In deze krant las ik onlangs in de rubriek Personalia dat de roman Wees onzichtbaar van Murat Isik een tv-serie wordt. “Het verhaal van de Zaza-Turkse familie Mutlu tegen de achtergrond van het verval van de Bijlmer vormt een ‘geweldige basis’ voor een serie, vindt Idse Grotenhuis van [producent] Topkapi.” Dat klinkt mooi en maatschappelijk betrokken. Maar ik vermoed dat het slot van het stukje dichter bij de waarheid (lees: de reden voor verfilming) komt: “De roman ging al meer dan 135.000 keer over de toonbank.”
Een tv-serie of film maken van een onbekende roman gebeurt niet zo vaak. De titel moet een belletje doen rinkelen en als er bij duizend mensen een belletje rinkelt of bij 135.000, maakt dat nogal een verschil. Kijkcijfers en aantallen bioscoopbezoekers zijn belangrijk. Murat Isik is momenteel hot, vanwege de Libris Literatuurprijs, vanwege de enorme verkoopaantallen. Dát zal de reden zijn voor producent Topkapi om er in te springen. Maar zoiets zeg je natuurlijk niet als een krant je vraagt te reageren op het nieuws. Dan zeg je iets over de inhoud van het boek, de relevantie ervan, de maatschappelijke impact. Punt is natuurlijk wel om al die aandacht en bekendheid die er nú is, zo snel mogelijk uit te buiten. Als die tv-serie nog jaren op zich laat wachten, zal de aandacht weggeëbd zijn.
Ik heb me over het verfilmen van Boven is het stil nooit illusies gemaakt. Ik begreep ook wel dat de aandacht die er ooit was voor het boek de belangrijkste reden was om van het boek een film te maken. Ik meen me te herinneren dan er toentertijd 70 of 80.000 bioscoopbezoekers naar de film gegaan zijn. Dat is veel voor een filmhuisfilm. Misschien hadden de producenten op meer bezoekers gerekend, maar de film kwam uit in 2013, zeven jaar na het verschijnen van het boek. Opvallend was dat de film in Duitsland, waar hij al snel ging draaien, volledig geflopt is. Terwijl ook in Duitsland ik weet niet hoeveel exemplaren van Oben ist es still zijn verkocht. Zo zie je maar weer: je kunt geen succes maken. Dat ontstaat. Of niet. Alleen daarom al past het je als kunstenaar, zelfs bij een mega-succes, altijd nederig te blijven.
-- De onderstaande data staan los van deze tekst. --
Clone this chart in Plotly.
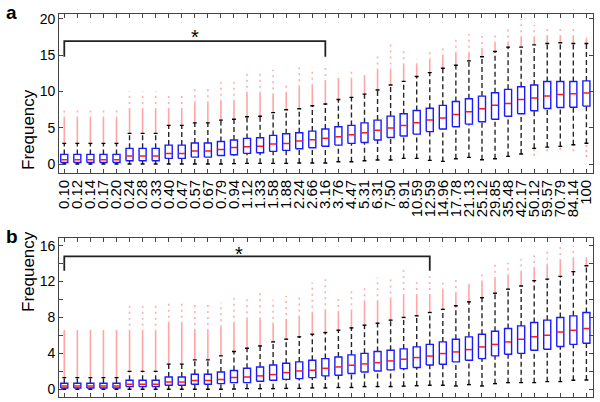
import plotly.graph_objects as go

categories = ["0.10", "0.12", "0.14", "0.17", "0.20", "0.24", "0.28", "0.33", "0.40", "0.47",
              "0.57", "0.67", "0.79", "0.94", "1.12", "1.33", "1.58", "1.88", "2.24", "2.66",
              "3.16", "3.76", "4.47", "5.31", "6.31", "7.50", "8.91", "10.59", "12.59", "14.96",
              "17.78", "21.13", "25.12", "29.85", "35.48", "42.17", "50.12", "59.57", "70.79", "84.14", "100"]

# ---- panel a ----
a_low = [0.05]*13 + [0.1, 0.14, 0.14, 0.14, 0.14, 0.2, 0.2, 0.2, 0.37, 0.37, 0.5, 0.6, 0.6, 0.82, 0.82,
                     0.55, 0.41, 0.78, 0.96, 0.64, 0.78, 1.1, 1.42, 2.2, 2.37, 2.47, 2.7, 2.9]
a_q1 = [0.27]*5 + [0.5]*3 + [0.82]*2 + [1.0]*2 + [1.23, 1.33, 1.51, 1.6, 1.78, 1.92, 2.15, 2.29, 2.5, 2.65,
                                                   2.88, 3.0, 3.34, 3.7, 3.9, 4.16, 4.5, 4.85, 5.17, 5.53, 5.85,
                                                   6.2, 6.6, 6.95, 7.36, 7.67, 7.8, 7.85, 8.0]
a_med = [0.62]*5 + [1.14]*3 + [1.5]*2 + [1.83]*2 + [2.06, 2.33, 2.42, 2.5, 2.79, 2.88, 3.2, 3.38, 3.6, 3.8,
                                                    4.07, 4.34, 4.7, 5.0, 5.35, 5.7, 6.08, 6.35, 6.86, 7.22, 7.64,
                                                    8.1, 8.37, 8.9, 9.1, 9.4, 9.6, 9.68, 9.8]
a_q3 = [1.37]*5 + [2.2]*3 + [2.65]*2 + [2.93]*2 + [3.15, 3.34, 3.57, 3.66, 3.98, 4.2, 4.34, 4.57, 4.85, 5.17,
                                                   5.35, 5.7, 6.08, 6.63, 6.95, 7.4, 7.7, 8.1, 8.64, 9.0, 9.37,
                                                   9.83, 10.3, 10.65, 10.9, 11.37, 11.37, 11.37, 11.46]
a_high = [2.88]*5 + [4.25]*3 + [5.35]*2 + [5.7]*2 + [6.08, 6.2, 6.54, 6.6, 7.1, 7.5, 7.64, 8.05, 8.28, 8.9,
                                                    9.2, 9.65, 10.2, 10.9, 11.4, 12.07, 12.6, 13.2, 13.6, 14.2, 14.77,
                                                    15.5, 16.1, 16.1, 16.4, 16.6, 16.7, 16.6, 16.6]
a_dense = [6.3]*5 + [7.45]*3 + [7.45]*2 + [8.4]*2 + [8.6, 8.6, 9.7, 9.7, 9.5, 9.7, 10.6, 10.8, 11.3, 11.6,
                                                    11.6, 12.0, 12.9, 12.9, 13.6, 13.6, 14.3, 14.8, 15.2, 15.2, 15.7,
                                                    16.6, 16.6, 17.3, 17.3, 17.5, 17.5, 17.5, 17.1]
a_out_max = [7.8]*5 + [10.0]*3 + [9.8]*2 + [10.7]*2 + [11.3, 11.3, 12.6, 12.7, 13.0, 11.3, 13.3, 13.3, 13.6, 12.5,
                                                       13.3, 12.7, 14.8, 16.8, 15.9, 14.5, 15.8, 15.9, 17.5, 17.9, 18.0,
                                                       17.9, 19.0, 20.0, 19.1, 19.1, 18.9, 19.1, 17.5]
a_out_min = [None]*36 + [1.2, 1.8, 2.0, 1.8, 1.0]

# ---- panel b ----
b_low = [0.0]*13 + [0.04, 0.07, 0.07, 0.07, 0.1, 0.1, 0.15, 0.15, 0.2, 0.2, 0.3, 0.3, 0.3, 0.35, 0.4,
                    0.45, 0.45, 0.37, 0.52, 0.37, 0.63, 0.74, 0.74, 0.74, 0.85, 0.85, 1.0, 1.04]
b_q1 = [0.15]*5 + [0.3]*3 + [0.45]*2 + [0.56]*2 + [0.63, 0.74, 0.74, 0.89, 1.0, 1.1, 1.19, 1.3, 1.49, 1.56,
                                                   1.75, 1.93, 2.04, 2.16, 2.3, 2.42, 2.7, 2.79, 3.05, 3.23, 3.42,
                                                   3.72, 3.9, 4.0, 4.35, 4.46, 4.76, 5.0, 5.13]
b_med = [0.37]*5 + [0.56]*3 + [0.82]*2 + [0.97]*2 + [1.1, 1.3, 1.38, 1.49, 1.64, 1.86, 2.04, 2.12, 2.34, 2.49,
                                                    2.68, 2.83, 2.97, 3.16, 3.35, 3.53, 3.7, 3.98, 4.16, 4.42, 4.72,
                                                    5.0, 5.28, 5.58, 5.84, 6.02, 6.39, 6.58, 6.77]
b_q3 = [0.67]*5 + [1.0]*3 + [1.37]*2 + [1.67]*2 + [1.93, 2.1, 2.34, 2.49, 2.71, 2.9, 3.05, 3.23, 3.42, 3.6,
                                                   3.83, 4.0, 4.2, 4.35, 4.5, 4.72, 5.0, 5.28, 5.58, 5.84, 6.13,
                                                   6.47, 6.77, 7.06, 7.43, 7.7, 8.0, 8.18, 8.55]
b_high = [1.3]*5 + [2.0]*3 + [2.8]*2 + [3.27]*2 + [3.72, 4.2, 4.57, 4.83, 5.28, 5.58, 5.84, 6.13, 6.32, 6.58,
                                                   6.84, 7.14, 7.36, 7.7, 8.0, 8.18, 8.55, 8.9, 9.3, 9.74, 10.2,
                                                   10.7, 11.15, 11.5, 12.1, 12.27, 12.57, 13.1, 13.75]
b_dense = [6.6]*5 + [6.4]*3 + [7.3]*2 + [6.5]*2 + [6.9, 7.3, 7.8, 7.8, 7.2, 7.6, 8.0, 8.4, 8.7, 8.5,
                                                   8.7, 9.7, 9.7, 10.0, 10.4, 10.4, 10.4, 11.0, 10.6, 11.5, 11.9,
                                                   12.3, 12.6, 13.0, 13.4, 13.75, 14.3, 14.5, 14.5]
b_out_max = [6.6]*5 + [9.7]*3 + [9.7]*2 + [9.74]*2 + [9.67, 10.2, 10.1, 10.7, 9.96, 10.4, 10.3, 11.9, 12.6, 10.2,
                                                      11.0, 11.7, 12.45, 12.45, 13.4, 12.3, 12.6, 12.1, 12.3, 11.9, 12.8,
                                                      13.9, 14.1, 14.5, 14.9, 15.6, 16.0, 15.9, 14.7]
b_out_min = [None]*41

# significance brackets: (first category, last category, bar height, leg bottom, star y, star x)
bracket_a = ("0.10", "3.16", 16.93, 14.77, 15.7, 11.0)
bracket_b = ("0.10", "12.59", 14.8, 13.2, 13.6, 14.4)

positions = list(range(1, len(categories) + 1))
BOX_HW = 0.27
CAP_HW = 0.15


def vsegs(xs, y0, y1):
    X, Y = [], []
    for x, a, b in zip(xs, y0, y1):
        if a is None or b is None:
            continue
        X += [x, x, None]
        Y += [a, b, None]
    return X, Y


def hsegs(xs, ys, hw):
    X, Y = [], []
    for x, y in zip(xs, ys):
        X += [x - hw, x + hw, None]
        Y += [y, y, None]
    return X, Y


def rects(xs, lo, hi, hw):
    X, Y = [], []
    for x, a, b in zip(xs, lo, hi):
        X += [x - hw, x + hw, x + hw, x - hw, x - hw, None]
        Y += [a, a, b, b, a, None]
    return X, Y


fig = go.Figure()


def add_panel(xa, ya, low, q1, med, q3, high, dense, omax, omin):
    X, Y = vsegs(positions, high, dense)
    fig.add_trace(go.Scatter(x=X, y=Y, mode="lines", xaxis=xa, yaxis=ya, hoverinfo="skip",
                             line=dict(color="rgba(255,40,40,0.42)", width=1.6)))
    X, Y = vsegs(positions, dense, omax)
    fig.add_trace(go.Scatter(x=X, y=Y, mode="lines", xaxis=xa, yaxis=ya, hoverinfo="skip",
                             line=dict(color="rgba(255,40,40,0.38)", width=1.6, dash="2px,4px")))
    X, Y = vsegs(positions, omin, low)
    fig.add_trace(go.Scatter(x=X, y=Y, mode="lines", xaxis=xa, yaxis=ya, hoverinfo="skip",
                             line=dict(color="rgba(255,40,40,0.42)", width=1.6, dash="2px,3px")))
    X1, Y1 = vsegs(positions, q3, high)
    X2, Y2 = vsegs(positions, low, q1)
    fig.add_trace(go.Scatter(x=X1 + X2, y=Y1 + Y2, mode="lines", xaxis=xa, yaxis=ya, hoverinfo="skip",
                             line=dict(color="rgba(0,0,0,0.85)", width=1.4, dash="5px,3px")))
    X1, Y1 = hsegs(positions, high, CAP_HW)
    X2, Y2 = hsegs(positions, low, CAP_HW)
    fig.add_trace(go.Scatter(x=X1 + X2, y=Y1 + Y2, mode="lines", xaxis=xa, yaxis=ya, hoverinfo="skip",
                             line=dict(color="black", width=1.4)))
    X, Y = rects(positions, q1, q3, BOX_HW)
    fig.add_trace(go.Scatter(x=X, y=Y, mode="lines", xaxis=xa, yaxis=ya, hoverinfo="skip",
                             line=dict(color="#1a1aff", width=1.4)))
    X, Y = hsegs(positions, med, BOX_HW - 0.03)
    fig.add_trace(go.Scatter(x=X, y=Y, mode="lines", xaxis=xa, yaxis=ya, hoverinfo="skip",
                             line=dict(color="#ff1a1a", width=1.5)))


def add_bracket(xa, ya, br):
    x0 = categories.index(br[0]) + 1
    x1 = categories.index(br[1]) + 1
    fig.add_trace(go.Scatter(x=[x0, x0, x1, x1], y=[br[3], br[2], br[2], br[3]], mode="lines",
                             xaxis=xa, yaxis=ya, hoverinfo="skip",
                             line=dict(color="#222222", width=1.8)))


add_panel("x", "y", a_low, a_q1, a_med, a_q3, a_high, a_dense, a_out_max, a_out_min)
add_panel("x2", "y2", b_low, b_q1, b_med, b_q3, b_high, b_dense, b_out_max, b_out_min)
add_bracket("x", "y", bracket_a)
add_bracket("x2", "y2", bracket_b)

FONT = "Liberation Sans, Arial, Helvetica, sans-serif"
axis_common = dict(showline=True, linecolor="#444444", linewidth=1.2, mirror="ticks", ticks="inside",
                   ticklen=4, tickcolor="#444444", tickwidth=1, showgrid=False, zeroline=False,
                   automargin=False)
XDOM = [0.0988, 0.988]
XRANGE = [0.617, 41.49]

fig.update_layout(
    width=600, height=402, margin=dict(l=0, r=0, t=0, b=0, autoexpand=False),
    paper_bgcolor="white", plot_bgcolor="white", showlegend=False,
    font=dict(family=FONT, color="black"),
    xaxis=dict(domain=XDOM, anchor="y", range=XRANGE, tickmode="array", tickvals=positions,
               ticktext=categories, tickangle=-90, tickfont=dict(size=15), **axis_common),
    yaxis=dict(domain=[0.5704, 0.965], anchor="x", range=[-1.14, 20.63], tickmode="array",
               tickvals=[0, 5, 10, 15, 20], tickfont=dict(size=14), **axis_common),
    xaxis2=dict(domain=XDOM, anchor="y2", range=XRANGE, tickmode="array", tickvals=positions,
                showticklabels=False, **axis_common),
    yaxis2=dict(domain=[0.0124, 0.408], anchor="x2", range=[-0.86, 16.85], tickmode="array",
                tickvals=[0, 2, 4, 6, 8, 10, 12, 14, 16],
                ticktext=["0", "", "4", "", "8", "", "12", "", "16"], tickfont=dict(size=14), **axis_common),
)

anns = [
    dict(text="<b>a</b>", x=0.006, y=1.0, xref="paper", yref="paper", xanchor="left", yanchor="top",
         showarrow=False, font=dict(size=19)),
    dict(text="<b>b</b>", x=0.006, y=1 - 224 / 402, xref="paper", yref="paper", xanchor="left", yanchor="top",
         showarrow=False, font=dict(size=19)),
    dict(text="Frequency", x=17 / 600, y=1 - 87 / 402, xref="paper", yref="paper", textangle=-90,
         showarrow=False, font=dict(size=17)),
    dict(text="Frequency", x=17 / 600, y=1 - 314 / 402, xref="paper", yref="paper", textangle=-90,
         showarrow=False, font=dict(size=17)),
    dict(text="*", x=bracket_a[5], y=bracket_a[4], xref="x", yref="y", showarrow=False,
         yanchor="bottom", font=dict(size=20)),
    dict(text="*", x=bracket_b[5], y=bracket_b[4], xref="x2", yref="y2", showarrow=False,
         yanchor="bottom", font=dict(size=20)),
]
fig.update_layout(annotations=anns)

fig.write_html("out.html", config={"displayModeBar": False},
               post_script="document.body.style.margin='0';document.body.style.overflow='hidden';")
Ik hoorde in De slimste mens Maarten van Rossem zeggen: ‘Ik heb een tip: als je een boek goed vindt, ga dan nooit naar de verfilming ervan.’ Dat ben ik niet helemaal met hem eens. Je zou als lezer/kijker onderscheid moeten maken tussen beide kunstuitingen. Je moet in elk geval proberen het boek los te laten als je naar de film zit te kijken, en dan de film op zijn eigen merites beoordelen. In de tijd dat Boven draaide, hoorde ik van mensen dat ze niet gingen omdat ze ‘het boek niet kapot wilden laten maken’. Ik begreep dat niet. Het boek blijft toch het boek? Waren ze bang dat de verfilming het oordeel over het boek op hun figuurlijke harde schrijf zou overschrijven? Dan hadden ze toch erg weinig vertrouwen in hun eigen verbeeldingskracht.
De mooiste boekverfilming blijft voor mij Death in Venice. Ik durf zelfs te zeggen dat de film beter is dan het boek. Vanwege één briljante draai: Visconti maakte van de schrijver Von Aschenbach een componist en gebruikte muziek van Mahler als filmmuziek, die daardoor binnen- en buitenbeeldse muziek werd, waardoor vaag bleef of Dirk Bogarde ter plekke de muziek zat te componeren of dat alleen wij het hoorden. Hierbij hoort volgens de overlevering de uitroep van een van de producenten van de film: ‘Who wrote this music? Give the man a contract!’ Death in Venice kwam uit in 1971.